UNITED NATIONS — Russia pressed the United Nations Security Council on Monday to condemn what Moscow described as a Ukrainian drone strike on a bus carrying Belarusian children, escalating a diplomatic confrontation over an attack that Kyiv denies carrying out and that no independent investigation has so far attributed to either side.
Anna Evstigneeva, Russia’s acting permanent representative to the United Nations, told the Council that Secretary-General António Guterres and the relevant UN bodies should issue an unequivocal denunciation of the June 17 incident in Russia’s Bryansk region. She framed the international response to date as evidence of a double standard.
“We demand that the Secretary-General and the relevant UN units unequivocally condemn these bloody crimes,” Evstigneeva said, accusing the Council of ignoring strikes she attributed to Kyiv that had killed and wounded children.
The emergency session was requested by Belarus and backed by Russia, two governments that have presented the strike as a deliberate and proven act of Ukrainian terrorism. Ukraine rejects that account in its entirety, and the central fact of the episode remains unresolved. More than a week after the attack, there is no independent confirmation of who launched the drone that hit the bus.
The bus, a double-decker operated by Youth Sports School No. 2 in the Belarusian city of Rechytsa, was traveling from Gomel to the Russian Black Sea resort of Gelendzhik when it was struck on a highway in the Bryansk region, a Russian border area that has seen repeated drone activity through the war. Acting regional governor Yegor Kovalchuk said a woman accompanying the group was killed and that several passengers, most of them children, were hurt. Belarusian health officials later put the toll at one dead and eight injured, including six children, two of them in serious condition, and independent coverage of the strike reported that 44 passengers were aboard, 28 of them children. The woman who died was identified in Belarusian media as Victoria Goroshka, the wife of the team’s coach.
Russian and Belarusian officials moved quickly to assign blame. President Alexander Lukashenko of Belarus called the strike “open fascism, when children are targeted,” and his government summoned Ukraine’s senior diplomat in Minsk to demand an explanation. Russia’s Investigative Committee opened a criminal case under a terrorism statute. At the Security Council, Belarus signaled it would also raise what it characterized as Ukrainian threats against Belarusian territory, widening the session beyond the bus itself.

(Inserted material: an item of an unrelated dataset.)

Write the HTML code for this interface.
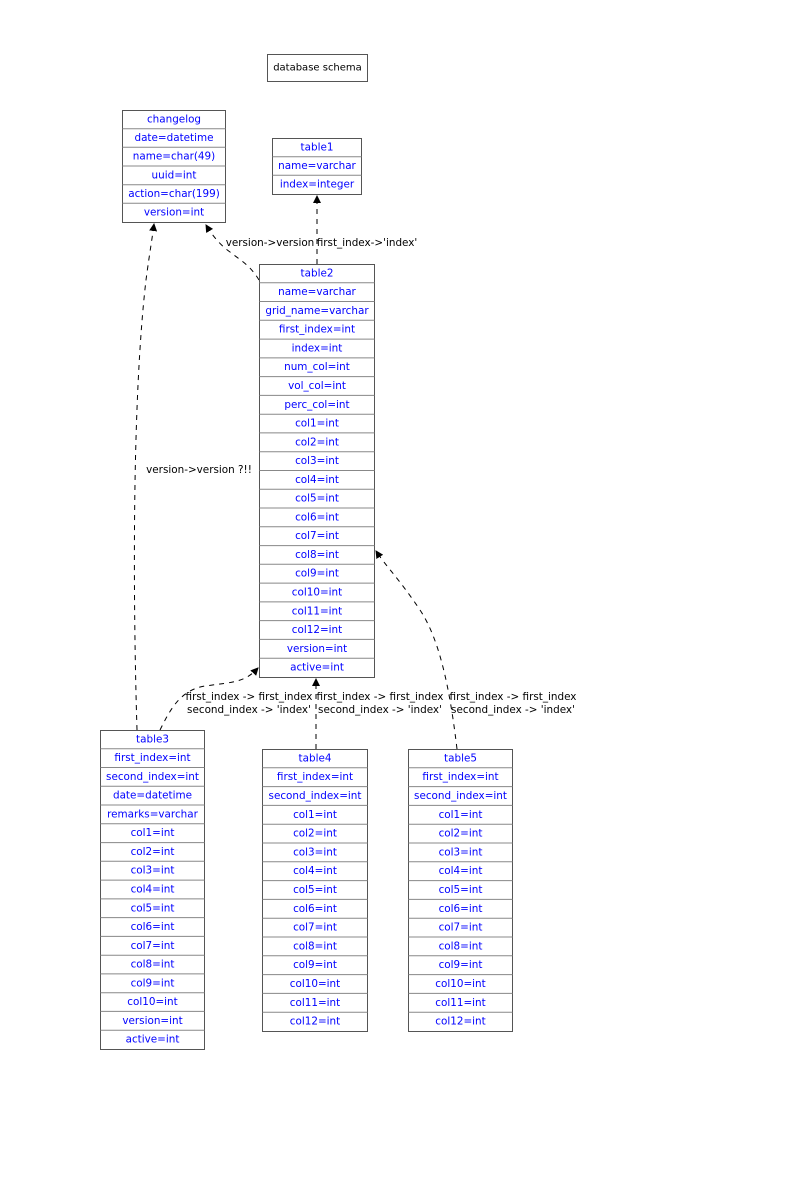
<!DOCTYPE html>
<html><head><meta charset="utf-8"><style>
html,body{margin:0;padding:0;background:#fff;width:800px;height:1200px;overflow:hidden}
svg{display:block}
text{font-family:"DejaVu Sans","Liberation Sans",sans-serif;font-size:10.4px;text-anchor:middle;dominant-baseline:central}
.b{fill:#0000ff}
.k{fill:#000}
.box{fill:#fff;stroke:#555;stroke-width:1}
.sep{stroke:#888;stroke-width:1;fill:none}
.e{stroke:#000;stroke-width:1;fill:none;stroke-dasharray:5,5}
</style></head><body>
<svg width="800" height="1200" viewBox="0 0 800 1200">
<defs><marker id="a" markerWidth="8" markerHeight="8" refX="7" refY="4" orient="auto" markerUnits="userSpaceOnUse"><path d="M0,0 L8,4 L0,8 z" fill="#000"/></marker></defs>

<rect x="267.5" y="54.5" width="100" height="27" class="box"/>
<text x="317.5" y="68" class="k" style="font-size:10px">database schema</text>

<path class="e" d="M317,264 L317,196" marker-end="url(#a)"/>
<path class="e" d="M259,280 C250,265 240,260 230,252 C220,245 212,235 206,225" marker-end="url(#a)"/>
<path class="e" d="M137,730 C133,600 132,400 146,280 C150,250 152,240 154,224" marker-end="url(#a)"/>
<path class="e" d="M160,730 C170,710 180,690 205,686 C235,682 245,682 258,668" marker-end="url(#a)"/>
<path class="e" d="M316,749 L316,679" marker-end="url(#a)"/>
<path class="e" d="M457,749 C450,690 440,640 420,610 C400,580 385,565 376,551" marker-end="url(#a)"/>

<text x="270" y="243" class="k">version-&gt;version</text>
<text x="367" y="243" class="k">first_index-&gt;'index'</text>
<text x="199" y="470" class="k">version-&gt;version ?!!</text>
<text x="249" y="697" class="k">first_index -&gt; first_index</text>
<text x="249" y="710" class="k">second_index -&gt; 'index'</text>
<text x="380" y="697" class="k">first_index -&gt; first_index</text>
<text x="380" y="710" class="k">second_index -&gt; 'index'</text>
<text x="513" y="697" class="k">first_index -&gt; first_index</text>
<text x="513" y="710" class="k">second_index -&gt; 'index'</text>

<rect x="122.5" y="110.5" width="103" height="112" class="box"/>
<path class="sep" d="M122.5,128.7H225.5M122.5,147.3H225.5M122.5,166H225.5M122.5,184.7H225.5M122.5,203.3H225.5"/>
<text x="174" y="119.3" class="b">changelog</text>
<text x="174" y="138" class="b">date=datetime</text>
<text x="174" y="156.7" class="b">name=char(49)</text>
<text x="174" y="175.3" class="b">uuid=int</text>
<text x="174" y="194" class="b">action=char(199)</text>
<text x="174" y="212.7" class="b">version=int</text>

<rect x="272.5" y="138.5" width="89" height="56" class="box"/>
<path class="sep" d="M272.5,156.7H361.5M272.5,175.3H361.5"/>
<text x="317" y="147.3" class="b">table1</text>
<text x="317" y="166" class="b">name=varchar</text>
<text x="317" y="184.7" class="b">index=integer</text>

<rect x="259.5" y="264.5" width="115" height="413" class="box"/>
<path class="sep" d="M259.5,282.8H374.5M259.5,301.5H374.5M259.5,320.3H374.5M259.5,339.1H374.5M259.5,357.9H374.5M259.5,376.6H374.5M259.5,395.4H374.5M259.5,414.2H374.5M259.5,432.9H374.5M259.5,451.7H374.5M259.5,470.5H374.5M259.5,489.2H374.5M259.5,508H374.5M259.5,526.8H374.5M259.5,545.6H374.5M259.5,564.3H374.5M259.5,583.1H374.5M259.5,601.9H374.5M259.5,620.6H374.5M259.5,639.4H374.5M259.5,658.2H374.5"/>
<text x="317" y="273.4" class="b">table2</text>
<text x="317" y="292.2" class="b">name=varchar</text>
<text x="317" y="310.9" class="b">grid_name=varchar</text>
<text x="317" y="329.7" class="b">first_index=int</text>
<text x="317" y="348.5" class="b">index=int</text>
<text x="317" y="367.2" class="b">num_col=int</text>
<text x="317" y="386" class="b">vol_col=int</text>
<text x="317" y="404.8" class="b">perc_col=int</text>
<text x="317" y="423.6" class="b">col1=int</text>
<text x="317" y="442.3" class="b">col2=int</text>
<text x="317" y="461.1" class="b">col3=int</text>
<text x="317" y="479.9" class="b">col4=int</text>
<text x="317" y="498.6" class="b">col5=int</text>
<text x="317" y="517.4" class="b">col6=int</text>
<text x="317" y="536.2" class="b">col7=int</text>
<text x="317" y="554.9" class="b">col8=int</text>
<text x="317" y="573.7" class="b">col9=int</text>
<text x="317" y="592.5" class="b">col10=int</text>
<text x="317" y="611.3" class="b">col11=int</text>
<text x="317" y="630" class="b">col12=int</text>
<text x="317" y="648.8" class="b">version=int</text>
<text x="317" y="667.6" class="b">active=int</text>

<rect x="100.5" y="730.5" width="104" height="319" class="box"/>
<path class="sep" d="M100.5,748.8H204.5M100.5,767.5H204.5M100.5,786.3H204.5M100.5,805H204.5M100.5,823.8H204.5M100.5,842.6H204.5M100.5,861.3H204.5M100.5,880.1H204.5M100.5,898.9H204.5M100.5,917.6H204.5M100.5,936.4H204.5M100.5,955.2H204.5M100.5,973.9H204.5M100.5,992.7H204.5M100.5,1011.4H204.5M100.5,1030.2H204.5"/>
<text x="152.5" y="739.4" class="b">table3</text>
<text x="152.5" y="758.1" class="b">first_index=int</text>
<text x="152.5" y="776.9" class="b">second_index=int</text>
<text x="152.5" y="795.7" class="b">date=datetime</text>
<text x="152.5" y="814.4" class="b">remarks=varchar</text>
<text x="152.5" y="833.2" class="b">col1=int</text>
<text x="152.5" y="852" class="b">col2=int</text>
<text x="152.5" y="870.7" class="b">col3=int</text>
<text x="152.5" y="889.5" class="b">col4=int</text>
<text x="152.5" y="908.3" class="b">col5=int</text>
<text x="152.5" y="927" class="b">col6=int</text>
<text x="152.5" y="945.8" class="b">col7=int</text>
<text x="152.5" y="964.6" class="b">col8=int</text>
<text x="152.5" y="983.3" class="b">col9=int</text>
<text x="152.5" y="1002.1" class="b">col10=int</text>
<text x="152.5" y="1020.9" class="b">version=int</text>
<text x="152.5" y="1039.6" class="b">active=int</text>

<rect x="262.5" y="749.5" width="105" height="282" class="box"/>
<path class="sep" d="M262.5,767.8H367.5M262.5,786.6H367.5M262.5,805.4H367.5M262.5,824.2H367.5M262.5,843H367.5M262.5,861.8H367.5M262.5,880.6H367.5M262.5,899.4H367.5M262.5,918.2H367.5M262.5,937H367.5M262.5,955.8H367.5M262.5,974.6H367.5M262.5,993.4H367.5M262.5,1012.2H367.5"/>
<text x="315" y="758.4" class="b">table4</text>
<text x="315" y="777.2" class="b">first_index=int</text>
<text x="315" y="796" class="b">second_index=int</text>
<text x="315" y="814.8" class="b">col1=int</text>
<text x="315" y="833.6" class="b">col2=int</text>
<text x="315" y="852.4" class="b">col3=int</text>
<text x="315" y="871.2" class="b">col4=int</text>
<text x="315" y="890" class="b">col5=int</text>
<text x="315" y="908.8" class="b">col6=int</text>
<text x="315" y="927.6" class="b">col7=int</text>
<text x="315" y="946.4" class="b">col8=int</text>
<text x="315" y="965.2" class="b">col9=int</text>
<text x="315" y="984" class="b">col10=int</text>
<text x="315" y="1002.8" class="b">col11=int</text>
<text x="315" y="1021.6" class="b">col12=int</text>

<rect x="408.5" y="749.5" width="104" height="282" class="box"/>
<path class="sep" d="M408.5,767.8H512.5M408.5,786.6H512.5M408.5,805.4H512.5M408.5,824.2H512.5M408.5,843H512.5M408.5,861.8H512.5M408.5,880.6H512.5M408.5,899.4H512.5M408.5,918.2H512.5M408.5,937H512.5M408.5,955.8H512.5M408.5,974.6H512.5M408.5,993.4H512.5M408.5,1012.2H512.5"/>
<text x="460.5" y="758.4" class="b">table5</text>
<text x="460.5" y="777.2" class="b">first_index=int</text>
<text x="460.5" y="796" class="b">second_index=int</text>
<text x="460.5" y="814.8" class="b">col1=int</text>
<text x="460.5" y="833.6" class="b">col2=int</text>
<text x="460.5" y="852.4" class="b">col3=int</text>
<text x="460.5" y="871.2" class="b">col4=int</text>
<text x="460.5" y="890" class="b">col5=int</text>
<text x="460.5" y="908.8" class="b">col6=int</text>
<text x="460.5" y="927.6" class="b">col7=int</text>
<text x="460.5" y="946.4" class="b">col8=int</text>
<text x="460.5" y="965.2" class="b">col9=int</text>
<text x="460.5" y="984" class="b">col10=int</text>
<text x="460.5" y="1002.8" class="b">col11=int</text>
<text x="460.5" y="1021.6" class="b">col12=int</text>
</svg>
</body></html>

Ukraine’s military said flatly that it had carried out no drone operations against targets in the Bryansk region during the period in question and called the Russian account a fabrication. “The Armed Forces of Ukraine engage exclusively lawful military targets and do not conduct combat operations against the civilian population,” the General Staff said, describing the episode as an information provocation by the Kremlin. The Security Service of Ukraine went further, saying it had obtained an internal Russian monitoring document indicating that no Ukrainian drones were detected in the area when the bus was hit.
President Volodymyr Zelensky said international experts had already concluded Ukraine was not responsible, arguing that the aim of the operation was to draw Belarus, whose public has been broadly reluctant to enter the war, deeper into the conflict. The head of Ukraine’s center for countering disinformation made a similar case, calling the attack a staged provocation meant to shift Belarusian opinion.
Independent observers have been unable to settle the question. News organizations reporting from outside Russia and Ukraine have noted that the available evidence comes almost entirely from official statements by parties with a direct stake in the outcome, and that no neutral expert assessment of the drone’s origin has been published. The bus was plainly a civilian vehicle, a point no one disputes, and the death and injuries are documented. What is contested is the most consequential element, which is responsibility.
The episode has also drawn criticism inside the Belarusian opposition. Sviatlana Tsikhanouskaya, the exiled opposition leader, said Russia bears responsibility for every casualty of a war it started, while also faulting officials who allowed children to be driven through a border zone marked by active military operations. She urged Belarusians to avoid travel to Russia until the war ends.
The dispute landed amid deteriorating relations between Kyiv and Minsk and a broader hardening of positions around the war. Russian officials have sharpened their warnings to the West in recent days, with Foreign Minister Sergei Lavrov saying Moscow would work with its allies to blunt Western pressure and the foreign ministry condemning NATO plans to arm Ukraine as recklessly aggressive. The Bryansk session offered a fresh venue for those grievances, though the Council, where Russia holds a veto and Western members reject its framing, was not expected to produce binding action.
Emergency meetings on the war have become a near-routine feature of the Council’s calendar, and they have tended to end as this one was likely to, with competing statements rather than agreement. For all the diplomatic maneuvering, the questions that matter most about the bus, including who fired on it and why, were no closer to an answer. A woman was dead, children were in hospital beds, and each government in the chamber had already decided whom to blame.